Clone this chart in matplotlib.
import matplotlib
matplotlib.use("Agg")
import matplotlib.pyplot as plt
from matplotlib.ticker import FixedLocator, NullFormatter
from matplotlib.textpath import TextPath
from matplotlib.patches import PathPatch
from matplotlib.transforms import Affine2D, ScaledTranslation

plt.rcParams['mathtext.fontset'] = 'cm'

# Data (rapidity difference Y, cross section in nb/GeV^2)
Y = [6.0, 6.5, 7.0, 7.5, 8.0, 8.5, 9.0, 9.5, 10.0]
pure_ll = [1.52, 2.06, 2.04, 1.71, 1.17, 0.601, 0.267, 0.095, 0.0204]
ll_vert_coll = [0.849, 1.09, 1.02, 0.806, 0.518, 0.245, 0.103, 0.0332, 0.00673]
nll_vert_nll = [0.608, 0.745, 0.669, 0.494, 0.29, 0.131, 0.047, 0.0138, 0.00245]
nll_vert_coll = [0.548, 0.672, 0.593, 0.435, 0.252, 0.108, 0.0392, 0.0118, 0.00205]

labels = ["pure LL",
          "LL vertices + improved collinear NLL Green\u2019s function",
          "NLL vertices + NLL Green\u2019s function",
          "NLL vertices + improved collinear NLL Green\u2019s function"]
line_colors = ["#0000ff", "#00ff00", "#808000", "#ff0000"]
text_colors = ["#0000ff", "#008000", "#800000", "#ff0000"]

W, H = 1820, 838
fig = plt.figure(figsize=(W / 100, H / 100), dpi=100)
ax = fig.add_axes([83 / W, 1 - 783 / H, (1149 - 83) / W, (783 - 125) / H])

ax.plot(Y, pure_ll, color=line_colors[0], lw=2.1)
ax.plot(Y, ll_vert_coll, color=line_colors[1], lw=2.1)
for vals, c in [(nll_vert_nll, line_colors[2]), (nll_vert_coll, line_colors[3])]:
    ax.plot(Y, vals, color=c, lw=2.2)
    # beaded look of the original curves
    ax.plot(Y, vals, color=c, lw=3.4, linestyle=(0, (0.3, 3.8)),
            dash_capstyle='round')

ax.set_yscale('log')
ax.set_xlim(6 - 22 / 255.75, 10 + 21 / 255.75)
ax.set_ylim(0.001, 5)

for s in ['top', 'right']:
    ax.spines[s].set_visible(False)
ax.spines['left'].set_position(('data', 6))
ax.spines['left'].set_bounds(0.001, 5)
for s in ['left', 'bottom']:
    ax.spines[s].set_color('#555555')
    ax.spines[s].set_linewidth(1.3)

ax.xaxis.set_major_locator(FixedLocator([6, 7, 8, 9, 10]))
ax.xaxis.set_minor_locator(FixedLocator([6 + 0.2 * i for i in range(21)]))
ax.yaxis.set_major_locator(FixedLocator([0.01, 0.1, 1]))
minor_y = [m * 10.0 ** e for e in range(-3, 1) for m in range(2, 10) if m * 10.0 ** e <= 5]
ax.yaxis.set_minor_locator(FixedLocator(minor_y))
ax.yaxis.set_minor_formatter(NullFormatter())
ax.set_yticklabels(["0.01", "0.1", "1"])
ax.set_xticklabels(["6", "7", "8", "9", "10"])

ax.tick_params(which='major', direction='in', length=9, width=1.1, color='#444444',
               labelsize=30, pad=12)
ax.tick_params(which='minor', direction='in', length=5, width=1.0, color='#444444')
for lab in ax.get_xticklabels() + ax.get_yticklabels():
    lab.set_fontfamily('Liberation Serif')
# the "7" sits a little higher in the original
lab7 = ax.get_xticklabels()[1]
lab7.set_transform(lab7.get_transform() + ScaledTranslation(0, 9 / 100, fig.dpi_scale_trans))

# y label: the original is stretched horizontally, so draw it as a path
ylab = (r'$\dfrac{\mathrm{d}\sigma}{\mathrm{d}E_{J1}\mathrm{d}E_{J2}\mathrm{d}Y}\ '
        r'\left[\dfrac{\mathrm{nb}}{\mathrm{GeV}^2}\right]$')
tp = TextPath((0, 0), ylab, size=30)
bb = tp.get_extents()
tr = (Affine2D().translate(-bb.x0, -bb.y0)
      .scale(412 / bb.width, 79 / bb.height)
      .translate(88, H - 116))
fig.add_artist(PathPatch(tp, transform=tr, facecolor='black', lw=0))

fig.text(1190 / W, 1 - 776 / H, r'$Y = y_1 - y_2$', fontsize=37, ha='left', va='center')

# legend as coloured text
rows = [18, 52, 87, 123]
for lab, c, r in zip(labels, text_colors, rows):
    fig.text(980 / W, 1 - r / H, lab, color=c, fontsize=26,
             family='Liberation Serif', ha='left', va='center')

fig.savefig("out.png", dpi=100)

---

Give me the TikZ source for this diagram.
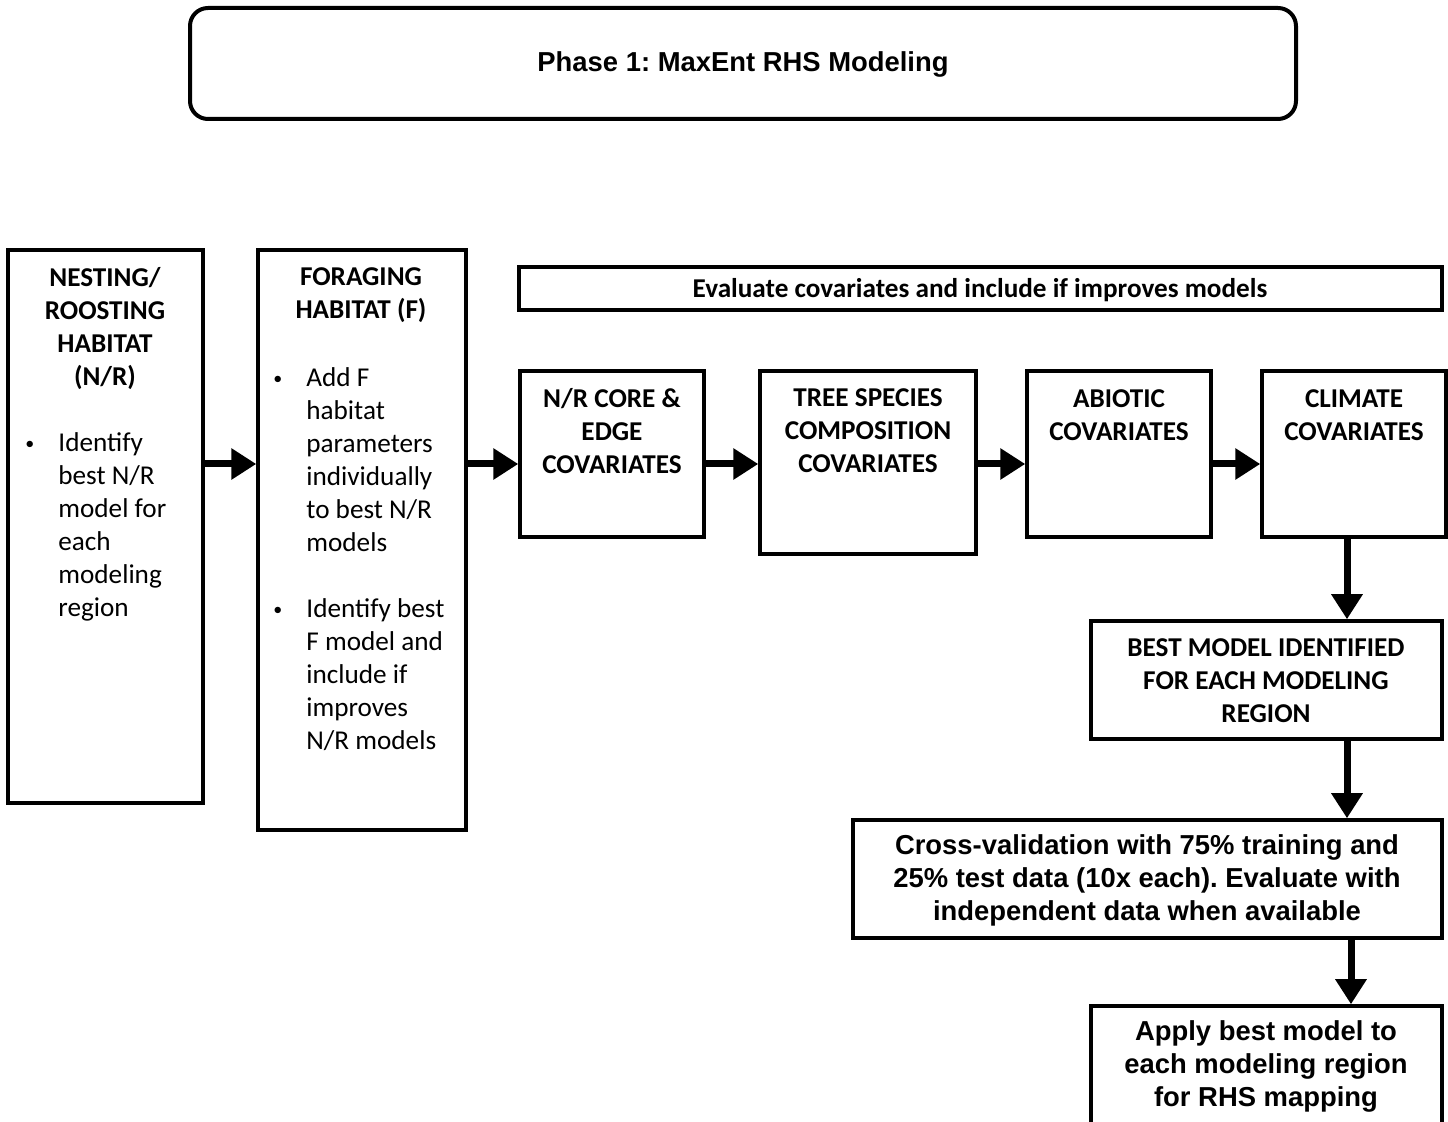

- Do this
Which lines above run from the one containing "Clone this chart in matplotlib." down to the one containing "ax.spines[s].set_linewidth(1.3)"? Repeat exactly those, both ends included, and nothing else.

- Response to this task
Clone this chart in matplotlib.
import matplotlib
matplotlib.use("Agg")
import matplotlib.pyplot as plt
from matplotlib.ticker import FixedLocator, NullFormatter
from matplotlib.textpath import TextPath
from matplotlib.patches import PathPatch
from matplotlib.transforms import Affine2D, ScaledTranslation

plt.rcParams['mathtext.fontset'] = 'cm'

# Data (rapidity difference Y, cross section in nb/GeV^2)
Y = [6.0, 6.5, 7.0, 7.5, 8.0, 8.5, 9.0, 9.5, 10.0]
pure_ll = [1.52, 2.06, 2.04, 1.71, 1.17, 0.601, 0.267, 0.095, 0.0204]
ll_vert_coll = [0.849, 1.09, 1.02, 0.806, 0.518, 0.245, 0.103, 0.0332, 0.00673]
nll_vert_nll = [0.608, 0.745, 0.669, 0.494, 0.29, 0.131, 0.047, 0.0138, 0.00245]
nll_vert_coll = [0.548, 0.672, 0.593, 0.435, 0.252, 0.108, 0.0392, 0.0118, 0.00205]

labels = ["pure LL",
          "LL vertices + improved collinear NLL Green\u2019s function",
          "NLL vertices + NLL Green\u2019s function",
          "NLL vertices + improved collinear NLL Green\u2019s function"]
line_colors = ["#0000ff", "#00ff00", "#808000", "#ff0000"]
text_colors = ["#0000ff", "#008000", "#800000", "#ff0000"]

W, H = 1820, 838
fig = plt.figure(figsize=(W / 100, H / 100), dpi=100)
ax = fig.add_axes([83 / W, 1 - 783 / H, (1149 - 83) / W, (783 - 125) / H])

ax.plot(Y, pure_ll, color=line_colors[0], lw=2.1)
ax.plot(Y, ll_vert_coll, color=line_colors[1], lw=2.1)
for vals, c in [(nll_vert_nll, line_colors[2]), (nll_vert_coll, line_colors[3])]:
    ax.plot(Y, vals, color=c, lw=2.2)
    # beaded look of the original curves
    ax.plot(Y, vals, color=c, lw=3.4, linestyle=(0, (0.3, 3.8)),
            dash_capstyle='round')

ax.set_yscale('log')
ax.set_xlim(6 - 22 / 255.75, 10 + 21 / 255.75)
ax.set_ylim(0.001, 5)

for s in ['top', 'right']:
    ax.spines[s].set_visible(False)
ax.spines['left'].set_position(('data', 6))
ax.spines['left'].set_bounds(0.001, 5)
for s in ['left', 'bottom']:
    ax.spines[s].set_color('#555555')
    ax.spines[s].set_linewidth(1.3)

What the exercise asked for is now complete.